GIVEN EXERCISE ▸
Below this line is a listing that includes pictures. Copy exactly, and only, the lines from the one containing "Give me the" through the one containing "const yAxisName = 'prețul"; the pictures do not go in the copy.
+--
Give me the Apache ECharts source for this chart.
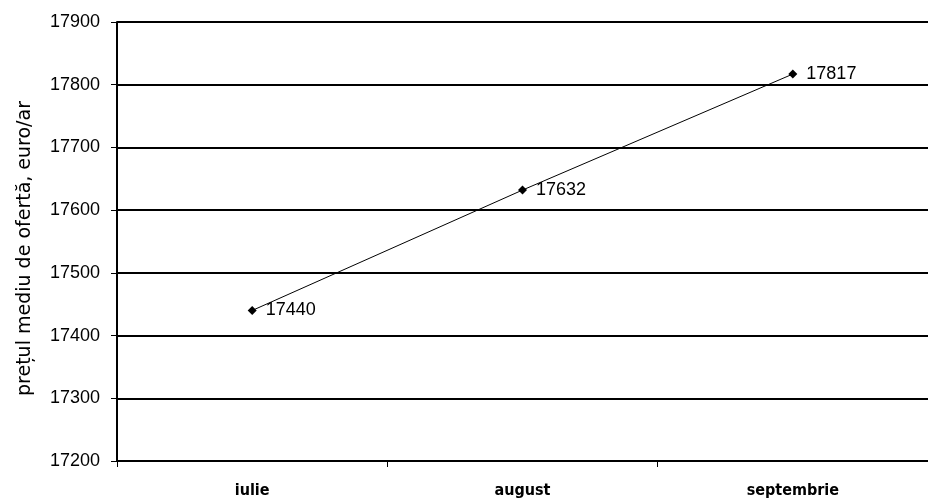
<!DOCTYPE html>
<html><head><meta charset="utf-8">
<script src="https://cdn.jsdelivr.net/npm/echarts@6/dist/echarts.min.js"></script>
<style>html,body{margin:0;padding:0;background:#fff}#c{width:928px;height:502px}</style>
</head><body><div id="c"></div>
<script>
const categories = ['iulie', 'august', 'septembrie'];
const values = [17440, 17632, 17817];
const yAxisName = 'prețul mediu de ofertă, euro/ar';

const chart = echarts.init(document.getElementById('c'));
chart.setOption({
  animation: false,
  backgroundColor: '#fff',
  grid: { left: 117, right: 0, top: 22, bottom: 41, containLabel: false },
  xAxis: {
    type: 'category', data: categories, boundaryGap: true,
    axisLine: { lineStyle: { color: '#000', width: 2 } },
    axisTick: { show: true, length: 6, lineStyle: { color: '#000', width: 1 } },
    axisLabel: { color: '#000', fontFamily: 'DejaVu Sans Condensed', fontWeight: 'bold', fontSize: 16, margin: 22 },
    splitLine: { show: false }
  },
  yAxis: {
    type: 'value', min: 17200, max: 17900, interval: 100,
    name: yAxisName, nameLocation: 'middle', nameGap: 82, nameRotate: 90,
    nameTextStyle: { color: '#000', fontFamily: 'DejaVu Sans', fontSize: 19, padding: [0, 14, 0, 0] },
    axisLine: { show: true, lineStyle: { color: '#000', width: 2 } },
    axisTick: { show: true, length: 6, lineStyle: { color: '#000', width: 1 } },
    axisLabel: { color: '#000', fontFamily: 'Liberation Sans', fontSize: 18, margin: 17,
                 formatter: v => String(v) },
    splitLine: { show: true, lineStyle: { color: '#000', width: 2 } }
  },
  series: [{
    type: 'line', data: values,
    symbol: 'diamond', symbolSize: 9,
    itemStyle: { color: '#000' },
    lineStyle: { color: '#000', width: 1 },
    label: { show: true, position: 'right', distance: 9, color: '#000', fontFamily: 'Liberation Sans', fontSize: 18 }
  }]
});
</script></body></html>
+--
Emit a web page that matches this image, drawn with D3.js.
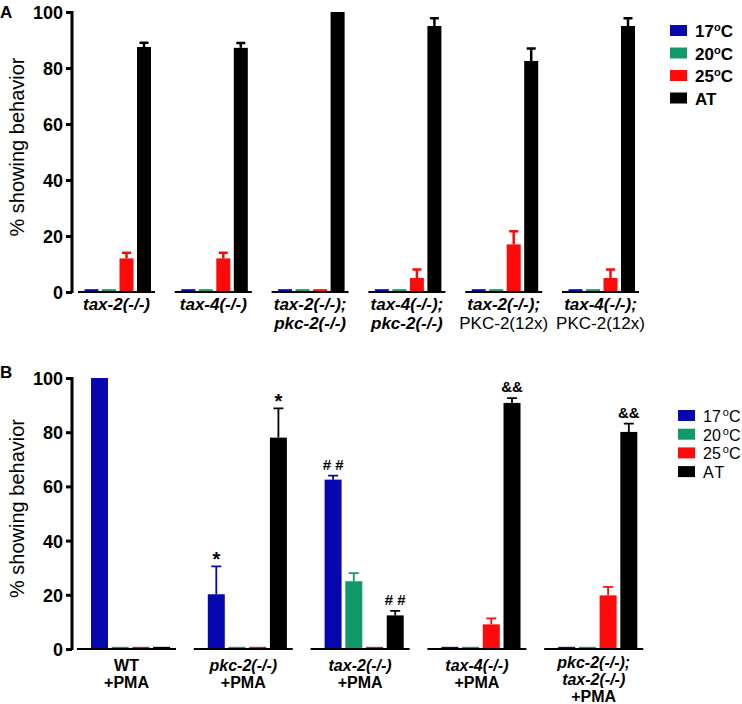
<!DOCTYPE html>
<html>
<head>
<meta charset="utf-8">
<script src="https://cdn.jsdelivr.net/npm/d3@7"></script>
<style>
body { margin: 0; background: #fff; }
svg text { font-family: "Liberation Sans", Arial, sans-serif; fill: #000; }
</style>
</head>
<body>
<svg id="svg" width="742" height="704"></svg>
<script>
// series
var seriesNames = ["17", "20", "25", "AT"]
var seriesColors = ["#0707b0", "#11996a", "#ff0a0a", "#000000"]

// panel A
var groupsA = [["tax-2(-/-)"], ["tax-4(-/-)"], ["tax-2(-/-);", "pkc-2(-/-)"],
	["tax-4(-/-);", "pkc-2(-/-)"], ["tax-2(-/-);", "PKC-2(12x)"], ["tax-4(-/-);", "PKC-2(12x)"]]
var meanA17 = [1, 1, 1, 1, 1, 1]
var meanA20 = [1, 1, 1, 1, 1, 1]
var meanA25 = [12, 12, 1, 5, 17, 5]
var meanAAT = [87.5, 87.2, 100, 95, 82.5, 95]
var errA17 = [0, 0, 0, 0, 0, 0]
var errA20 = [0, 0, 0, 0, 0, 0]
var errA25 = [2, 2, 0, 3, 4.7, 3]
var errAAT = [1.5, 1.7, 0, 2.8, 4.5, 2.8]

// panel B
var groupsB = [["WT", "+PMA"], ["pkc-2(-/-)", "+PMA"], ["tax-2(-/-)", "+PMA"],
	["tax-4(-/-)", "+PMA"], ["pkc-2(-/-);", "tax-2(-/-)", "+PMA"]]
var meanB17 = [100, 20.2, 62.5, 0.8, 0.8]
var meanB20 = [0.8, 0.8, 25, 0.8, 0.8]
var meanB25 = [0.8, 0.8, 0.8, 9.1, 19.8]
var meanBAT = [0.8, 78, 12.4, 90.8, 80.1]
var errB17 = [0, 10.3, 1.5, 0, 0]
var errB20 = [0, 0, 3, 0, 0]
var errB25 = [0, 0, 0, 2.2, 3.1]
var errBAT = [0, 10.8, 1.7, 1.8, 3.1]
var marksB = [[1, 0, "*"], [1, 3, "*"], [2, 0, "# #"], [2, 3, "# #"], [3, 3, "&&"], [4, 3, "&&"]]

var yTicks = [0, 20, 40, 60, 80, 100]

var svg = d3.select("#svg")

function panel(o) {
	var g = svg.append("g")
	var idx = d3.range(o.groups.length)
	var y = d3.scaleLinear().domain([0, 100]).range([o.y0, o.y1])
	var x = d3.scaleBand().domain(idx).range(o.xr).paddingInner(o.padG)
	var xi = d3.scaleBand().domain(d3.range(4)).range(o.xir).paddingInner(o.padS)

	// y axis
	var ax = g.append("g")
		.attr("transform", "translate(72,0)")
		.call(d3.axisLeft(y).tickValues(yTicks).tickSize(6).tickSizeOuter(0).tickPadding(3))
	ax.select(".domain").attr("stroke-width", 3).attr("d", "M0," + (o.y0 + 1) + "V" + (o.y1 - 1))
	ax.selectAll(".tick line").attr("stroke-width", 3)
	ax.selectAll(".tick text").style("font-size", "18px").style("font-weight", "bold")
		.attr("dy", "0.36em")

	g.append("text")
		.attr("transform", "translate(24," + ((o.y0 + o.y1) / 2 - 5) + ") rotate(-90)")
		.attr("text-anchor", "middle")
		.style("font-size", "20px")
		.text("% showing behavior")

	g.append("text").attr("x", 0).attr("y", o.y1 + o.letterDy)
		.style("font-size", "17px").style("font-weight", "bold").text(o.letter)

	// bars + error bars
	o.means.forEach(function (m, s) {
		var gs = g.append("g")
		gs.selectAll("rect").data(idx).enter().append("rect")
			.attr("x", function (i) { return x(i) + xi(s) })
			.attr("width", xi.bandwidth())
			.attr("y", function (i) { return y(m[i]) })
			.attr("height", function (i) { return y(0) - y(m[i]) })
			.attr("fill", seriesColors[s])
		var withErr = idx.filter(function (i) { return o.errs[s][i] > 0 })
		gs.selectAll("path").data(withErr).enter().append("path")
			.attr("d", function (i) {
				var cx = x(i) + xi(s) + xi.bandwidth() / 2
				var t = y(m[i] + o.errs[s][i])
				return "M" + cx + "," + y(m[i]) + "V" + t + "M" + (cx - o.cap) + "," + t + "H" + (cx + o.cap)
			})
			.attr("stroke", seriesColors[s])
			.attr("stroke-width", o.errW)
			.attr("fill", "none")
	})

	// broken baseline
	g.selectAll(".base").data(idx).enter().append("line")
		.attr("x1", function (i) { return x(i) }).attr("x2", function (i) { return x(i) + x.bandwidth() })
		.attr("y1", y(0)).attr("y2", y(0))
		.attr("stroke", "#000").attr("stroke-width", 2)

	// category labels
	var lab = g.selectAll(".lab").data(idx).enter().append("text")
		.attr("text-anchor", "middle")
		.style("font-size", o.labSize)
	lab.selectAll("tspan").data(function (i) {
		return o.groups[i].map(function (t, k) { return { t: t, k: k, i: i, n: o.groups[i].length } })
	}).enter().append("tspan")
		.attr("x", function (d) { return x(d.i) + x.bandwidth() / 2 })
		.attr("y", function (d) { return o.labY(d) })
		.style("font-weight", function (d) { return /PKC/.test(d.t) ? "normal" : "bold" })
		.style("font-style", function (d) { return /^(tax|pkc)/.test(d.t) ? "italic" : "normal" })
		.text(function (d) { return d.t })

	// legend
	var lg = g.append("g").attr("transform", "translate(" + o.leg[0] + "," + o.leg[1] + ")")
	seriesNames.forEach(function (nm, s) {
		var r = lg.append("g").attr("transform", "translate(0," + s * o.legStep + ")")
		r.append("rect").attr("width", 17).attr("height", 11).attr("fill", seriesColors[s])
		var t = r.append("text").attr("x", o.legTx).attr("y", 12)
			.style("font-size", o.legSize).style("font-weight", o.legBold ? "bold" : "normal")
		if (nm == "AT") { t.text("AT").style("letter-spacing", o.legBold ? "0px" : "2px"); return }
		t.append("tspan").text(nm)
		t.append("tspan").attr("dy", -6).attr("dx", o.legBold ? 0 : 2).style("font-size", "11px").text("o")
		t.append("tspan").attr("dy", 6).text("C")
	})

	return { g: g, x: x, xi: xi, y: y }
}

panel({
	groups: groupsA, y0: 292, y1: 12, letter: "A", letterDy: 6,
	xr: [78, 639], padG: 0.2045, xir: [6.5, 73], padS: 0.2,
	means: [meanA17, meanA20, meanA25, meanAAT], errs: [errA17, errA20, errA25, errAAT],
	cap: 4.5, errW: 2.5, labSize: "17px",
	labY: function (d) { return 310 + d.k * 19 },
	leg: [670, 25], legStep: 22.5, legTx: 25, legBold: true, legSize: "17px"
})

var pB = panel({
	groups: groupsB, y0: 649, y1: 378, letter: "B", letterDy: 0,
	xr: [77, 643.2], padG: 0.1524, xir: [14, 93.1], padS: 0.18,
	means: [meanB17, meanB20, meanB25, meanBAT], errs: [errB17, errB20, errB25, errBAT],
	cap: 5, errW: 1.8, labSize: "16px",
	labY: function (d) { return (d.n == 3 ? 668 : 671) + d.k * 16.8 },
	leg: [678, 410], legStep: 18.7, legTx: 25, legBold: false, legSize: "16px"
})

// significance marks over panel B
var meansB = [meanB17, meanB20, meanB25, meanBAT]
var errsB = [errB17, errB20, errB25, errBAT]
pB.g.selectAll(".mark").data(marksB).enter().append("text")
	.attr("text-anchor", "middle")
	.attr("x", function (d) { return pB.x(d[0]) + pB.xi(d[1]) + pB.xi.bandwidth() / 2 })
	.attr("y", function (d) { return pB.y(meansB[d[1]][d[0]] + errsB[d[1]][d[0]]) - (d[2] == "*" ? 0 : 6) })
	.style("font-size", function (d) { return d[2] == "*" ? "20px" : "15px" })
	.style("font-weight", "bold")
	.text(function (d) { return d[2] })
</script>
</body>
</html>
+--
THE RESULT ▸
Give me the Apache ECharts source for this chart.
<!DOCTYPE html>
<html><head><meta charset="utf-8">
<script src="https://cdn.jsdelivr.net/npm/echarts@6/dist/echarts.min.js"></script>
<style>html,body{margin:0;padding:0;background:#fff}#c{width:928px;height:502px}</style>
</head><body><div id="c"></div>
<script>
const categories = ['iulie', 'august', 'septembrie'];
const values = [17440, 17632, 17817];
const yAxisName = 'prețul mediu de ofertă, euro/ar';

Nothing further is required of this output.